The generation that reached what passes for maturity in the age of social media is the most status-obsessed—and hence etiquette-obsessed—since the ancien régime. They are all miniaturists: There hasn’t been an important and original book of political ideas written by an American Millennial, and very few of them have read one, either. But they are very interested in individual pronouns and 280-character tweets. It is extraordinarily difficult for any one of them to raise his own status through doing interesting and imaginative intellectual work, because there is practically no audience for such work among his peers. Worse, the generation ahead of him stopped paying attention to Millennials years ago, and the generation behind him never started.
What that leaves is the takfiri tendency, scalp-hunting or engineering a court scandal at Versailles. Concurrent with that belief is the superstition that people such as Harvey Weinstein or Bret Stephens take up cultural space that might otherwise be filled by some more worthy person if only the infidel were removed, as though society were an inverted game of Tetris, with each little disintegration helping to enable everybody else to move up one slot at a time. Status obsession does funny things to one’s map of social reality. It leads to all manner of bizarre thinking.

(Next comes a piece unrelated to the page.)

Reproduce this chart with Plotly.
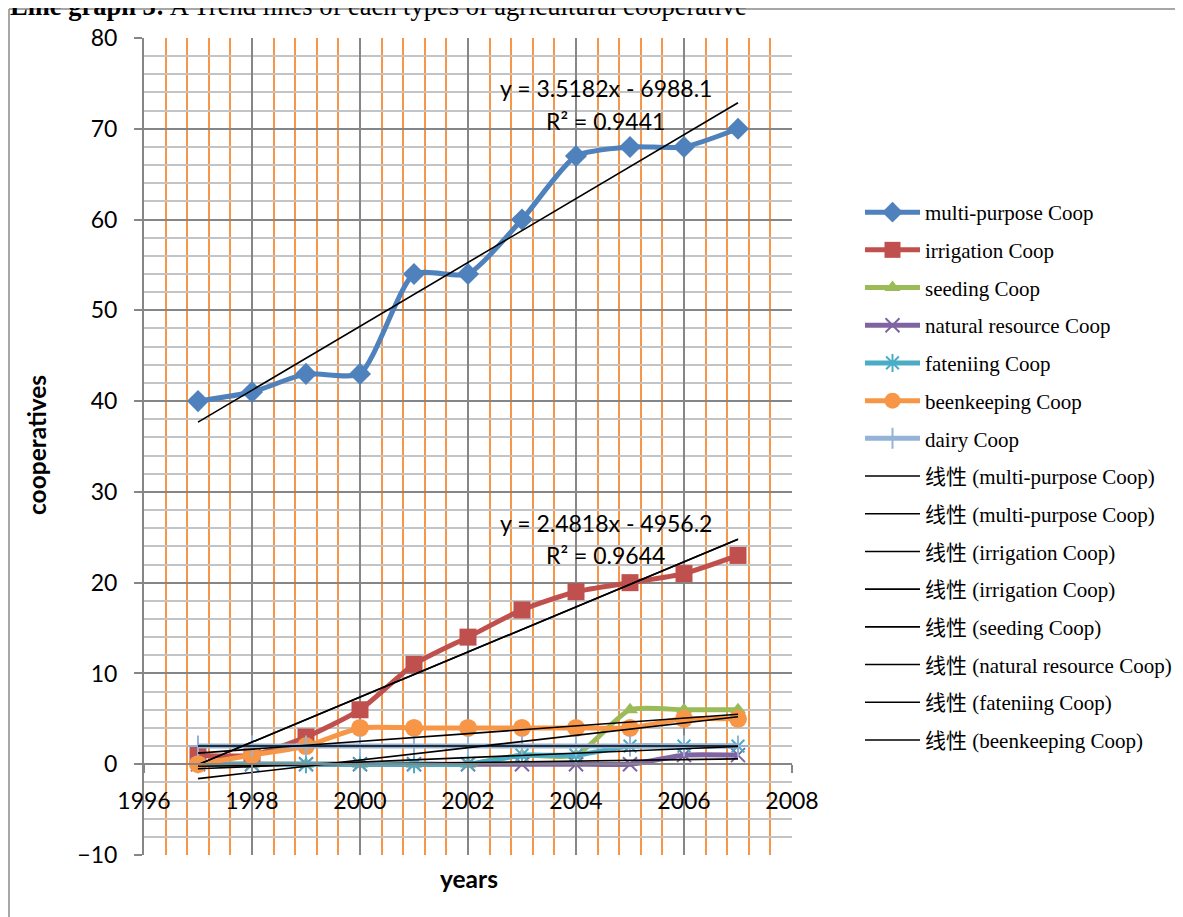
import numpy as np
import plotly.graph_objects as go

years = [1997, 1998, 1999, 2000, 2001, 2002, 2003, 2004, 2005, 2006, 2007]
multi_purpose = [40, 41, 43, 43, 54, 54, 60, 67, 68, 68, 70]
irrigation = [1, 1, 3, 6, 11, 14, 17, 19, 20, 21, 23]
seeding = [0, 0, 0, 0, 0, 0, 1, 1, 6, 6, 6]
natural_resource = [0, 0, 0, 0, 0, 0, 0, 0, 0, 1, 1]
fattening = [0, 0, 0, 0, 0, 0, 1, 1, 2, 2, 2]
beekeeping = [0, 1, 2, 4, 4, 4, 4, 4, 4, 5, 5]
dairy = [2, 2, 2, 2, 2, 2, 2, 2, 2, 2, 2]

series_names = ["multi-purpose Coop", "irrigation Coop", "seeding Coop",
                "natural resource Coop", "fateniing Coop", "beenkeeping Coop", "dairy Coop"]
series_values = [multi_purpose, irrigation, seeding, natural_resource, fattening, beekeeping, dairy]
colors = ["#4F81BD", "#C0504D", "#9BBB59", "#8064A2", "#4BACC6", "#F79646", "#95B3D7"]
symbols = ["diamond", "square", "triangle-up", "x-thin-open", "asterisk-open", "circle", "cross-thin-open"]
msizes = [17, 17, 14, 14, 15, 18, 15]

trend_labels = ["线性 (multi-purpose Coop)", "线性 (multi-purpose Coop)", "线性 (irrigation Coop)",
                "线性 (irrigation Coop)", "线性 (seeding Coop)", "线性 (natural resource Coop)",
                "线性 (fateniing Coop)", "线性 (beenkeeping Coop)"]
trend_sources = [multi_purpose, dairy, irrigation, irrigation, seeding, natural_resource, fattening, beekeeping]

eq_texts = ["y = 3.5182x - 6988.1", "R² = 0.9441", "y = 2.4818x - 4956.2", "R² = 0.9644"]
eq_x = [2004.56, 2004.54, 2004.56, 2004.54]
eq_y = [74.5, 70.9, 26.6, 23.1]

fig = go.Figure()
for i, (name, vals) in enumerate(zip(series_names, series_values)):
    open_sym = symbols[i].endswith("open")
    fig.add_trace(go.Scatter(
        x=years, y=vals, name=name, mode="lines+markers",
        line=dict(color=colors[i], width=5, shape="spline", smoothing=0.6),
        marker=dict(symbol=symbols[i], size=msizes[i], color=colors[i],
                    line=dict(color=colors[i], width=2 if open_sym else 0)),
        legendgroup="g%d" % i,
    ))

for j, (lab, src) in enumerate(zip(trend_labels, trend_sources)):
    k, b = np.polyfit(np.array(years, float), np.array(src, float), 1)
    xs = np.array([years[0], years[-1]], float)
    fig.add_trace(go.Scatter(
        x=xs, y=k * xs + b, name=lab, mode="lines",
        line=dict(color="black", width=1.6), legendgroup="t%d" % j,
    ))

for t, x, y in zip(eq_texts, eq_x, eq_y):
    fig.add_annotation(x=x, y=y, text=t, showarrow=False,
                       font=dict(family="Lato", size=23, color="black"))

OFF = 8  # page body margin
EXTRA = 80  # figure extends past the window on the right so the legend never pushes the margins
W, H = 1183 - OFF + EXTRA, 917 - OFF
L, R, T, B = 144 - OFF, 792 - OFF, 38 - OFF, 855 - OFF
pw, ph = R - L, B - T

def px(xp):
    return (xp - OFF - L) / pw

def py(yp):
    return (B - (yp - OFF)) / ph

# title (partly cut off at the top, as in the reference)
fig.add_annotation(xref="paper", yref="paper", x=px(8), y=py(23), xanchor="left", yanchor="bottom",
                   text="<b>Line graph 3:</b> A Trend lines of each types of agricultural cooperative",
                   showarrow=False, font=dict(family="Liberation Serif", size=26.5, color="black"))
# axis titles
fig.add_annotation(xref="paper", yref="paper", x=px(469), y=py(878), xanchor="center", yanchor="middle",
                   text="<b>years</b>", showarrow=False,
                   font=dict(family="Lato", size=24.5, color="black"))
fig.add_annotation(xref="paper", yref="paper", x=px(36), y=py(445), xanchor="center", yanchor="middle",
                   text="<b>cooperatives</b>", textangle=-90, showarrow=False,
                   font=dict(family="Lato", size=24.5, color="black"))

# chart frame
fig.add_shape(type="line", xref="paper", yref="paper", x0=px(9), x1=px(1250), y0=py(9), y1=py(9),
              line=dict(color="#8A8A8A", width=1.5))
fig.add_shape(type="line", xref="paper", yref="paper", x0=px(9), x1=px(9), y0=py(9), y1=py(930),
              line=dict(color="#8A8A8A", width=1.5))

fig.update_layout(
    width=W, height=H,
    margin=dict(l=L, r=W - R, t=T, b=H - B, pad=0),
    paper_bgcolor="white", plot_bgcolor="white",
    showlegend=True,
    legend=dict(x=px(860), y=py(192), xanchor="left", yanchor="top",
                font=dict(family="Liberation Serif, Noto Sans CJK SC", size=21, color="black"),
                itemwidth=55, tracegroupgap=7.4, bgcolor="rgba(0,0,0,0)"),
    xaxis=dict(range=[1996, 2008], tick0=1996, dtick=2, showgrid=True,
               gridcolor="#868686", gridwidth=2,
               minor=dict(dtick=0.4, tick0=1996, showgrid=True, gridcolor="#F79646", gridwidth=2),
               anchor="free", position=py(764), showline=True, linecolor="#868686", linewidth=2,
               ticks="outside", ticklen=8, tickcolor="#868686", tickwidth=2,
               ticklabelstandoff=8,
               tickfont=dict(family="Lato", size=23, color="black"), zeroline=False),
    yaxis=dict(range=[-10, 80], tick0=0, dtick=10, showgrid=True,
               gridcolor="#868686", gridwidth=2,
               minor=dict(dtick=2, showgrid=True, gridcolor="#C4C4C4", gridwidth=2),
               showline=True, linecolor="#868686", linewidth=2,
               ticks="outside", ticklen=8, tickcolor="#868686", tickwidth=2,
               ticklabelstandoff=12,
               tickfont=dict(family="Lato", size=23, color="black"), zeroline=False),
)

fig.write_html("out.html")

And as a result, we live in the dumbest timeline imaginable: Whatever his flaws, Walt Disney invented the concept of the long-form animated movie, the idea that movie studios could own theme parks, and laid the groundwork for his cartoon mouse becoming the symbol of a multi-billion dollar empire. His granddaughter, given the chance to produce a documentary pushing back against Islamofascism, would rather attack a dead white man, and cancel the career of a living white woman instead.